Nur ein vorläufig positives Zeichen

Chodorkowskis Anwälte bezeichneten die Entscheidung des Obersten Gerichts als positives, wenn auch nur vorläufiges Zeichen. Es sei möglich, dass ihr Sohn nach Russland zurückkehren könne, wenn die vom Staat geforderte Summe gestrichen werde, sagte Chodorkowskis Mutter, Marina Chodorkowskaja, der Agentur Interfax. Allerdings hätten viele Berufungsverfahren mit Enttäuschungen geendet.

Chodorkowski hatte in Berlin erklärt, dass die Milliardensumme der Hauptgrund sei, weshalb er nicht in seine Heimat zurückkehren könne. Er hatte auch seine Hoffnung geäußert, dass seine Klage gegen die Zahlungsforderung in seinem Sinne entschieden werde. Zu konkreten Plänen, die darauf folgen könnten, äußerte er sich nicht. Diese wollte er mit seiner Familie besprechen.

Die ist nun erstmals seit Jahren vollständig versammelt. Die Chordorkowskis verbringen die Weihnachtstage zusammen in Berlin. 2014 will der 50-Jährige dann in die Schweiz ausreisen, wo seine Frau mit den 14-jährigen Zwillingen Gleb und Ilja lebt. Ein Schengen-Visum für drei Monate hat Chodorkowski schon beantragt.

Pussy Riot hofft auf Zusammenarbeit

Die ebenfalls aus dem Straflager entlassenen Frauen der kremlkritischen Punkband Pussy Riot wollen mit Chodorkowski künftig gern gemeinsam für die Menschenrechte kämpfen. "Es wäre für uns eine große Ehre, wenn wir irgendwelche Schnittpunkte in der Menschenrechtsarbeit fänden", schrieben die Aktivistinnen Nadeschda Tolokonnikowa und Maria Aljochina in einem Brief an Chordorkowski. Die Frauen hatten angekündigt, für bessere Haftbedingungen in Russland kämpfen zu wollen. Zuvor hatte Chodorkowski auf seiner Webseite den beiden Musikerinnen zur Freilassung gratuliert und ihnen gewünscht, genug Kraft zu finden, um nach der schweren Prüfung der Gefängnisstrafe keinen Hass und Groll zu hegen.

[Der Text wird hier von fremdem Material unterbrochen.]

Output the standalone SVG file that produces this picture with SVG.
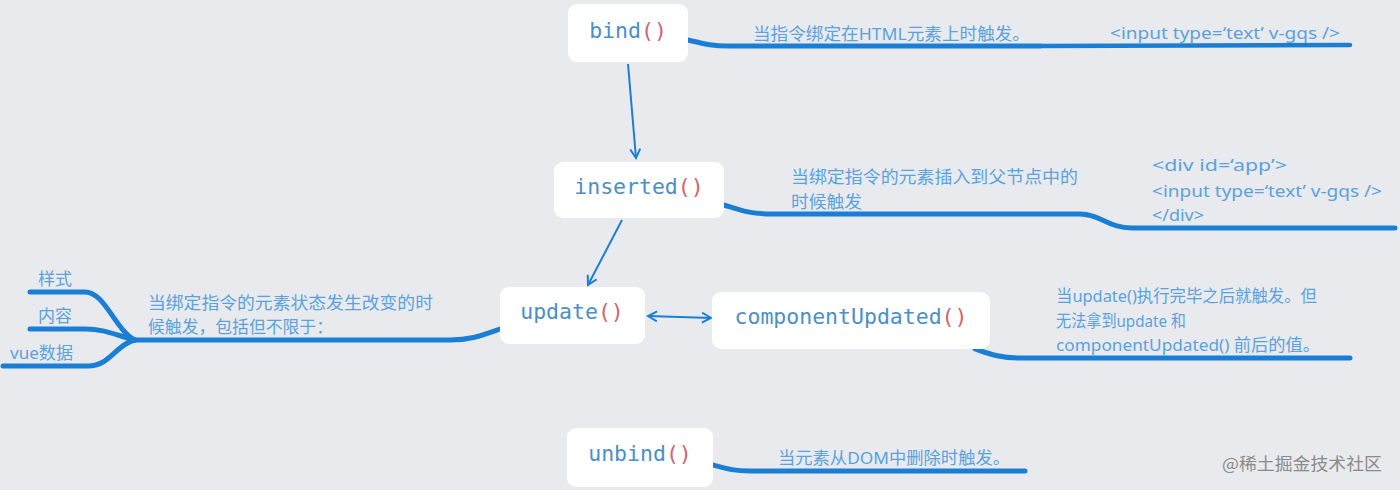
<svg xmlns="http://www.w3.org/2000/svg" width="1400" height="490" viewBox="0 0 1400 490">
<defs>
<style>
.node rect{fill:#ffffff;}
.lbl{font-family:"DejaVu Sans Mono",monospace;font-size:21.5px;fill:#4a8fca;}
.par{fill:#d06470;}
.t{font-family:"Noto Sans","Noto Sans CJK SC",sans-serif;font-size:17px;fill:#5aa2de;}
.branch{fill:none;stroke:#1a7fd4;stroke-width:5;stroke-linecap:round;}
.arrow{fill:none;stroke:#1a7fd4;stroke-width:2;}
</style>
<marker id="ah" viewBox="0 0 12 12" refX="10" refY="6" markerWidth="12" markerHeight="12" markerUnits="userSpaceOnUse" orient="auto-start-reverse">
<path d="M1,1 L10,6 L1,11" fill="none" stroke="#1a7fd4" stroke-width="2"/>
</marker>
</defs>
<rect width="1400" height="490" fill="#e8eaee"/>
<g id="connectors">
<path class="branch" d="M688,40 C705,44 712,46 728,46 L1040,46"/>
<path class="branch" d="M1040,46 L1350,45" style="stroke-width:4.5"/>
<path class="branch" d="M724,205 C740,210 750,214 770,214 L1080,214 C1100,214 1108,228 1132,228 L1395,228"/>
<path class="branch" d="M500,329 C480,336 470,340 450,340 L135,340"/>
<path class="branch" d="M135,340 C115,330 105,292 85,292 L30,292"/>
<path class="branch" d="M135,340 C115,335 105,329 85,329 L30,329"/>
<path class="branch" d="M135,340 C115,345 110,366 88,366 L3,366"/>
<path class="branch" d="M975,349 C990,354 1000,358 1018,358 L1350,358"/>
<path class="branch" d="M713,465 C728,469 735,471 750,471 L1025,471"/>
<path class="arrow" d="M628,64 L636,158" marker-end="url(#ah)"/>
<path class="arrow" d="M622,220 L588,285" marker-end="url(#ah)"/>
<path class="arrow" d="M648,316 L711,318" marker-start="url(#ah)" marker-end="url(#ah)"/>
</g>
<g id="bind" class="node">
<rect x="568" y="4" width="120" height="58" rx="9"/>
<text class="lbl" x="628" y="38" text-anchor="middle">bind<tspan class="par">()</tspan></text>
<text class="t" x="753" y="40" textLength="277" lengthAdjust="spacingAndGlyphs">当指令绑定在HTML元素上时触发。</text>
<text class="t" x="1110" y="39" textLength="230" lengthAdjust="spacingAndGlyphs">&lt;input type=‘text’ v-gqs /&gt;</text>
</g>
<g id="inserted" class="node">
<rect x="554" y="162" width="170" height="56" rx="9"/>
<text class="lbl" x="639" y="194" text-anchor="middle">inserted<tspan class="par">()</tspan></text>
<text class="t" x="791" y="183" textLength="287" lengthAdjust="spacingAndGlyphs">当绑定指令的元素插入到父节点中的</text>
<text class="t" x="791" y="208" textLength="71" lengthAdjust="spacingAndGlyphs">时候触发</text>
<text class="t" x="1152" y="171" textLength="135" lengthAdjust="spacingAndGlyphs">&lt;div id=‘app’&gt;</text>
<text class="t" x="1152" y="197" textLength="230" lengthAdjust="spacingAndGlyphs">&lt;input type=‘text’ v-gqs /&gt;</text>
<text class="t" x="1152" y="221" textLength="52" lengthAdjust="spacingAndGlyphs">&lt;/div&gt;</text>
</g>
<g id="update" class="node">
<rect x="500" y="287" width="145" height="57" rx="9"/>
<text class="lbl" x="572" y="319" text-anchor="middle">update<tspan class="par">()</tspan></text>
<text class="t" x="148" y="309" textLength="285" lengthAdjust="spacingAndGlyphs">当绑定指令的元素状态发生改变的时</text>
<text class="t" x="148" y="333" textLength="185" lengthAdjust="spacingAndGlyphs">候触发，包括但不限于：</text>
<text class="t" x="38" y="285" textLength="34" lengthAdjust="spacingAndGlyphs">样式</text>
<text class="t" x="38" y="322" textLength="34" lengthAdjust="spacingAndGlyphs">内容</text>
<text class="t" x="10" y="359" textLength="63" lengthAdjust="spacingAndGlyphs">vue数据</text>
</g>
<g id="componentUpdated" class="node">
<rect x="712" y="292" width="278" height="57" rx="9"/>
<text class="lbl" x="851" y="324" text-anchor="middle">componentUpdated<tspan class="par">()</tspan></text>
<text class="t" x="1056" y="302" textLength="261" lengthAdjust="spacingAndGlyphs">当update()执行完毕之后就触发。但</text>
<text class="t" x="1056" y="327" textLength="130" lengthAdjust="spacingAndGlyphs">无法拿到update 和</text>
<text class="t" x="1056" y="351" textLength="264" lengthAdjust="spacingAndGlyphs">componentUpdated() 前后的值。</text>
</g>
<g id="unbind" class="node">
<rect x="567" y="428" width="146" height="59" rx="9"/>
<text class="lbl" x="640" y="461" text-anchor="middle">unbind<tspan class="par">()</tspan></text>
<text class="t" x="778" y="464" textLength="232" lengthAdjust="spacingAndGlyphs">当元素从DOM中删除时触发。</text>
</g>
<text x="1222" y="470" textLength="160" lengthAdjust="spacingAndGlyphs" style="font-family:'Noto Sans CJK SC',sans-serif;font-size:17px;fill:#8a8a8a">@稀土掘金技术社区</text>
</svg>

Eine politische Arbeit oder Unterstützung der Opposition lehnt der 50-Jährige bislang ab. Er erklärte nach seiner Freilassung lediglich, sich für andere politischer Gefangene in seinem Land einsetzen zu wollen. Chodorkowski hatte Putin nach eigenen Angaben schriftlich zugesichert, künftig die russische Opposition nicht mehr zu finanzieren und auch nicht um Rückgabe der Yukos-Aktiva kämpfen zu wollen.